Anglicans, Catholics to publish first ARCIC III volume
17 May 2016 • Persistent link: iarccum.org/?p=3021
Anglican and Catholic theologians, meeting in Toronto, Canada this week, have agreed on the publication of their first ARCIC III document on the theme “Towards a Church fully reconciled”. The volume, which is likely to be published in the autumn, uses the ‘Receptive Ecumenism’ approach to look at the limitations within each communion and see how one Church can help the other grow towards the fullness of faith.
The third Anglican-Roman Catholic International Commission (ARCIC III) is holding its sixth annual meeting from May 11th to 19th, hosted by the Anglican sisters of St John the Divine in Toronto. The 18 members of the Commission have completed work on the first part of their mandate, exploring tensions between the local and Universal Church within the two communions, and are continuing discussions on a second volume, looking at how Anglicans and Catholics make difficult moral and ethical decisions.

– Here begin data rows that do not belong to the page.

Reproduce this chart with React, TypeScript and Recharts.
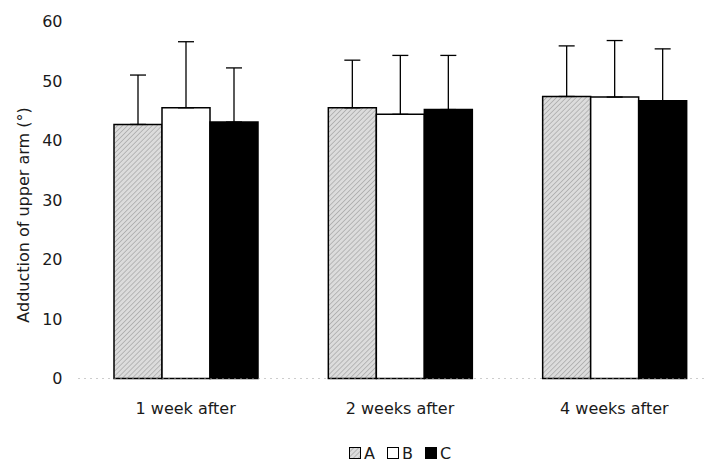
import React from 'react';
import { Bar, BarChart, ErrorBar, Legend, XAxis, YAxis } from 'recharts';

// values (mean and upward SD)
const categories = ['1 week after', '2 weeks after', '4 weeks after'];
const meanA = [42.7, 45.5, 47.4];
const meanB = [45.5, 44.4, 47.3];
const meanC = [43.1, 45.2, 46.7];
const sdA = [8.3, 8.0, 8.5];
const sdB = [11.1, 9.9, 9.5];
const sdC = [9.1, 9.1, 8.7];
const yTicks = [0, 10, 20, 30, 40, 50, 60];

const FONT = '"DejaVu Sans", sans-serif';

const rows = categories.map((name, i) => ({
  name,
  A: meanA[i],
  B: meanB[i],
  C: meanC[i],
  errA: [0, sdA[i]],
  errB: [0, sdB[i]],
  errC: [0, sdC[i]],
}));

const legendItems = [
  { key: 'A', fill: 'url(#texA)' },
  { key: 'B', fill: '#fff' },
  { key: 'C', fill: '#000' },
];

const LegendContent = () => (
  <div
    style={{
      display: 'flex',
      justifyContent: 'center',
      alignItems: 'center',
      fontFamily: FONT,
      fontSize: 16,
      color: '#1a1a1a',
      height: 20,
    }}
  >
    {legendItems.map((item, i) => (
      <span
        key={item.key}
        style={{ display: 'flex', alignItems: 'center', marginLeft: i === 0 ? 0 : 12 }}
      >
        <svg width={12} height={12} style={{ marginRight: 3 }}>
          <rect x={0.5} y={0.5} width={11} height={11} fill={item.fill} stroke="#000" />
        </svg>
        {item.key}
      </span>
    ))}
  </div>
);

const YTitle = () => (
  <text
    x={23}
    y={215}
    transform="rotate(-90 23 215)"
    textAnchor="middle"
    dominantBaseline="central"
    fontFamily={FONT}
    fontSize={16}
    fill="#1a1a1a"
  >
    Adduction of upper arm (°)
  </text>
);

export default function App() {
  return (
    <div style={{ position: 'absolute', left: 0, top: 0, width: 706, height: 465, background: '#fff' }}>
      <BarChart
        width={706}
        height={465}
        data={rows}
        margin={{ top: 21.5, right: -15.5, left: 0, bottom: 0 }}
        barCategoryGap={35.5}
        barGap={0}
      >
        <defs>
          <pattern id="texA" width="3.5" height="3.5" patternUnits="userSpaceOnUse" patternTransform="rotate(45)">
            <rect width="3.5" height="3.5" fill="#dcdcdc" />
            <line x1="0" y1="0" x2="0" y2="3.5" stroke="#8f8f8f" strokeWidth="1" />
          </pattern>
        </defs>
        <XAxis
          dataKey="name"
          height={66.5}
          axisLine={{ stroke: '#9a9a9a', strokeDasharray: '1 5' }}
          tickLine={false}
          tickSize={0}
          tickMargin={24}
          tick={{ fontSize: 16, fill: '#1a1a1a', fontFamily: FONT }}
        />
        <YAxis
          width={78.5}
          domain={[0, 60]}
          ticks={yTicks}
          axisLine={false}
          tickLine={false}
          tickSize={0}
          tickMargin={16}
          tick={{ fontSize: 16, fill: '#1a1a1a', fontFamily: FONT }}
          label={<YTitle />}
        />
        <Legend
          verticalAlign="bottom"
          content={<LegendContent />}
          wrapperStyle={{ left: 300, width: 200, height: 20, top: 443 }}
        />
        <Bar dataKey="A" fill="url(#texA)" stroke="#000" strokeWidth={1.5} isAnimationActive={false}>
          <ErrorBar dataKey="errA" width={8} stroke="#000" strokeWidth={1.3} direction="y" isAnimationActive={false} />
        </Bar>
        <Bar dataKey="B" fill="#fff" stroke="#000" strokeWidth={1.5} isAnimationActive={false}>
          <ErrorBar dataKey="errB" width={8} stroke="#000" strokeWidth={1.3} direction="y" isAnimationActive={false} />
        </Bar>
        <Bar dataKey="C" fill="#000" stroke="#000" strokeWidth={1.5} isAnimationActive={false}>
          <ErrorBar dataKey="errC" width={8} stroke="#000" strokeWidth={1.3} direction="y" isAnimationActive={false} />
        </Bar>
      </BarChart>
    </div>
  );
}
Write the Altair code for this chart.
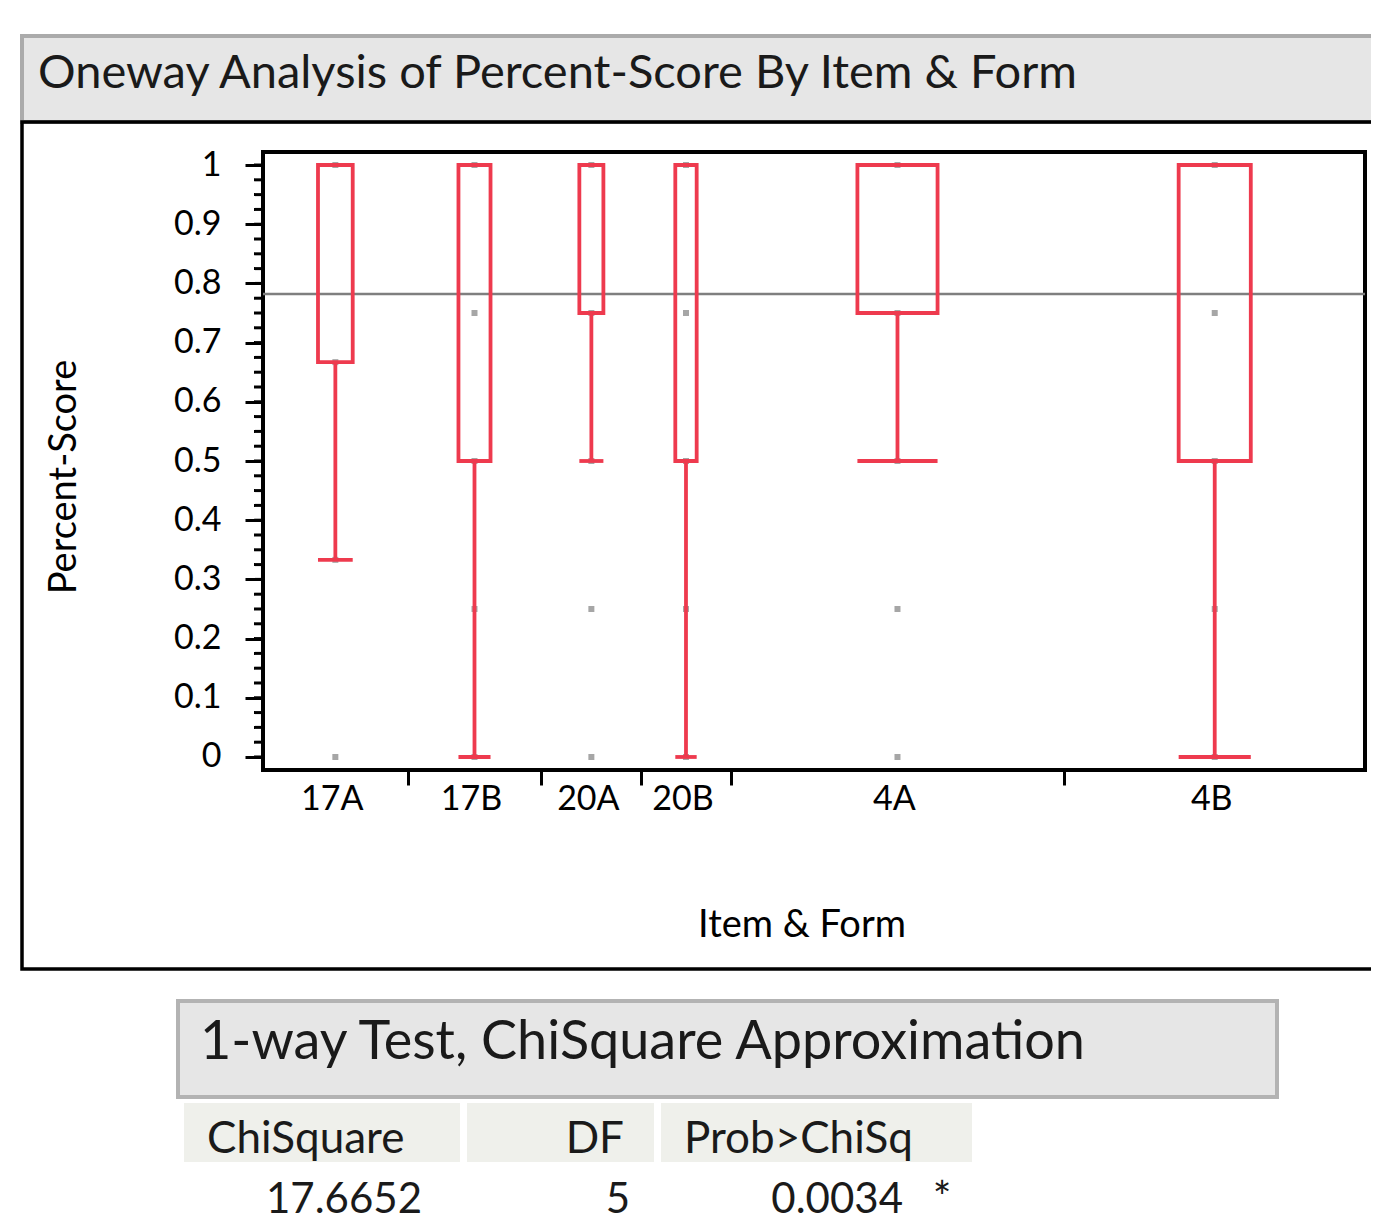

To find out more about the meeting, Philippa Hitchen spoke with the two co-chairs, Archbishop David Moxon from New Zealand who heads Rome’s Anglican Centre and Catholic Archbishop Bernard Longley of Birmingham in the UK.

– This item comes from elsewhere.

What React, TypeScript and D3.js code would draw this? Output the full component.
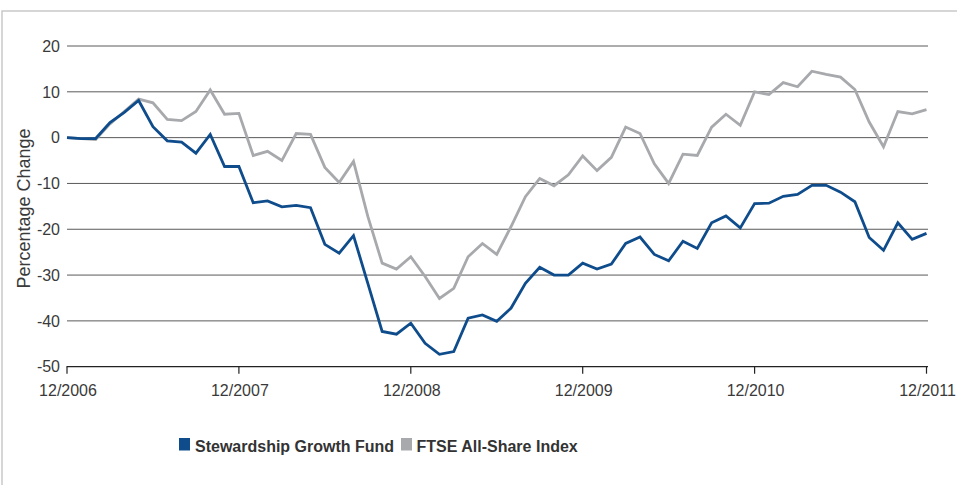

Archbishop David confirms the Commission is set to publish its first book, “Towards a Church fully reconciled” and is now working on its second volume on ecclesiology and ethics. He says it’s been “quite exciting to see already how user-friendly and readable it’ll be”. He notes the group has been very encouraged by feedback from local young Canadians from different cultural backgrounds who’ve helped to make it “a more third millennium book”.
Converted by each other
The Anglican co-chair says the book clearly states that we need to be “converted by each other”, showing each other “our wounds, our limitations, our weaknesses” in order to help each other to grow. He notes that there is still a long journey ahead towards the goal of organic union, but says the group is encouraged by the “inch-by-inch progress that we see around us”.

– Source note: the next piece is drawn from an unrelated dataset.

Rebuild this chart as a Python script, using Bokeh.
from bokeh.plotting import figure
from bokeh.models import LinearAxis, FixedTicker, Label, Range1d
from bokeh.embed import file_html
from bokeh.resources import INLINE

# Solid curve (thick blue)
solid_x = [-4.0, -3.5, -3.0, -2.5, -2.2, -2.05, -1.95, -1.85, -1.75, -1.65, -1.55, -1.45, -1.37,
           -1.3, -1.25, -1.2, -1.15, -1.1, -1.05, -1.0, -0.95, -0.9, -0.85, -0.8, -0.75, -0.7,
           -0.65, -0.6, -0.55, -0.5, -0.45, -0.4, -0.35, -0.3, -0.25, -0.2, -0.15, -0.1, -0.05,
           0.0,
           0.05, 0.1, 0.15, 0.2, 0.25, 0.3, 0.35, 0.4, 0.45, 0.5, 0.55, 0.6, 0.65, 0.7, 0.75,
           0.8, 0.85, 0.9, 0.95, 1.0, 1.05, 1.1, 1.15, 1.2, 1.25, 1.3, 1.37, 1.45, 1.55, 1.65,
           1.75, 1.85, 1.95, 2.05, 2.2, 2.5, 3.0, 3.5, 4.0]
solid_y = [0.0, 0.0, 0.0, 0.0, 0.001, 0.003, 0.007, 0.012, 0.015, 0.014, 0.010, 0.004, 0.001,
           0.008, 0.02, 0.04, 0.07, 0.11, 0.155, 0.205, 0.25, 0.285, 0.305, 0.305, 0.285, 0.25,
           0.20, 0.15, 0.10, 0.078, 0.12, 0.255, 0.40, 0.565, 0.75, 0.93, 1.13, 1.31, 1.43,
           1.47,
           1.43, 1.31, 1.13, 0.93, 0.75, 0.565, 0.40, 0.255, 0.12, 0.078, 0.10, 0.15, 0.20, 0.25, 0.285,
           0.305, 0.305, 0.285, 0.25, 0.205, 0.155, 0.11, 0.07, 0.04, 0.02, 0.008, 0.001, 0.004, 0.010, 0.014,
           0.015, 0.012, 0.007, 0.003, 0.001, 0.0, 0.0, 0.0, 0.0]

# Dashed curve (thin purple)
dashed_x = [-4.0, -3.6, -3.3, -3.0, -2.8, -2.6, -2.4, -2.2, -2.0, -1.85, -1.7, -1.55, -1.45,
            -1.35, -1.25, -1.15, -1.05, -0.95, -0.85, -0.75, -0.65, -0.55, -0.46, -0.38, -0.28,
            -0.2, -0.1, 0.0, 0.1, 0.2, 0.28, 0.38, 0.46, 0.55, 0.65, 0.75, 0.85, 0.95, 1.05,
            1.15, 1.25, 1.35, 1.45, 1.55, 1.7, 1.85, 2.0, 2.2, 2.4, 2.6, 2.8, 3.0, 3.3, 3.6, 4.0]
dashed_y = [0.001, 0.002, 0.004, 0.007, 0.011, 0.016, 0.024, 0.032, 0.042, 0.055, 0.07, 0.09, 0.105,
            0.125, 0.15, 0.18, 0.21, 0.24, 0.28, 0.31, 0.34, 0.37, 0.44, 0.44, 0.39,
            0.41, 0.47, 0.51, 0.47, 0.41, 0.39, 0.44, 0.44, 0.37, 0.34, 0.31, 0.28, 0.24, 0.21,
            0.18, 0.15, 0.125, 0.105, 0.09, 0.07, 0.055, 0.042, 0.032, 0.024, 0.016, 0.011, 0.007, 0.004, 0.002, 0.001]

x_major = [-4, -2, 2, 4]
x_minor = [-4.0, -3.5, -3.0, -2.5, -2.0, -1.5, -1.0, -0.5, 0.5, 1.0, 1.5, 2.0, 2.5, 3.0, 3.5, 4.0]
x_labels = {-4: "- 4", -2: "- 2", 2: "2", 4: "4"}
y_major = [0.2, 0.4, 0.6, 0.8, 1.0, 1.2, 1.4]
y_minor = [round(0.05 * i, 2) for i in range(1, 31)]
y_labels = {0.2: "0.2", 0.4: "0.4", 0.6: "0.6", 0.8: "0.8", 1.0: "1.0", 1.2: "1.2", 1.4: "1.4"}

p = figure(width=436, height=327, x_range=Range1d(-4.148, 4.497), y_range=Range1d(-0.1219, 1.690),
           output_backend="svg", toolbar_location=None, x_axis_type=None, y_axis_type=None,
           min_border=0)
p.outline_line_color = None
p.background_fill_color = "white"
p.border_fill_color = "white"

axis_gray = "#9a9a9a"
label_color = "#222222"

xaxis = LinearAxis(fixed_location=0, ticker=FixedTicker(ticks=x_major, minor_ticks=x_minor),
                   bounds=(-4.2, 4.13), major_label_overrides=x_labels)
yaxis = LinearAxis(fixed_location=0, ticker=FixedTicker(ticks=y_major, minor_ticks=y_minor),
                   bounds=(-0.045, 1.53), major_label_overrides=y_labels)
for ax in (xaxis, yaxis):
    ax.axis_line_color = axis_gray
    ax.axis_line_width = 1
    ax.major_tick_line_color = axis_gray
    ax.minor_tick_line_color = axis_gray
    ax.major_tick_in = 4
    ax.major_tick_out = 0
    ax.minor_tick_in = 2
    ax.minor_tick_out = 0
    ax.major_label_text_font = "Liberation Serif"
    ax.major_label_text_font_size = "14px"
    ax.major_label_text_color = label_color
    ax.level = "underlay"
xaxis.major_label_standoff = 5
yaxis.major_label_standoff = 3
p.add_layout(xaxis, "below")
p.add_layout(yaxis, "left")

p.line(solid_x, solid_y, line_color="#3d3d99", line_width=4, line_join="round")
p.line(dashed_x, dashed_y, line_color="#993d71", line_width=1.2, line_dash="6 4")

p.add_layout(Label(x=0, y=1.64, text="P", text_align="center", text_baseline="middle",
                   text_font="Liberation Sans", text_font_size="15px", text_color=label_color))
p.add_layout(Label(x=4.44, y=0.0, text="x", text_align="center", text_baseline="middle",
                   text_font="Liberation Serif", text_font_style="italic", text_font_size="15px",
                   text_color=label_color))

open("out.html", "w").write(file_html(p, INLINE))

Archbishop Bernard says that everyone in the Commission is “on board with the approach of this document which contrasts somewhat with the previous agreed statements of ARCIC’s first two phases”. He says the new approach uses the lens of Receptive Ecumenism, which allows Anglicans and Catholics “to look at the reality of life within each of our two communions, looking with a critical eye too at where we fall short”.
50th anniversary of ARCIC
Archbishop David speaks of the forthcoming 50th anniversary of the Anglican Centre and the setting up of the ARCIC group by Pope Paul VI and Archbishop Michael Ramsey. He notes that during the October 5th-7th celebration, 36 Anglican and Catholic bishops will pray together with Pope Francis and Archbishop Justin Welby in the Rome church of St Gregorio al Celio. In pairs from different countries, they will be mandated and blessed “to go out and demonstrate partnerships that are possible” in mission and common worship, to show that “no one of us has got it all together, but together each one of us can share it all”.
Ecumenism in Canada
Archbishop Bernard also speaks of the very positive experience of the local Canadian Anglican-Roman Catholic Commission which has helped ensure that the reception process of ARCIC’s work “doesn’t remain there on the shelf” but allows people to engage with it and bring it into their daily lives.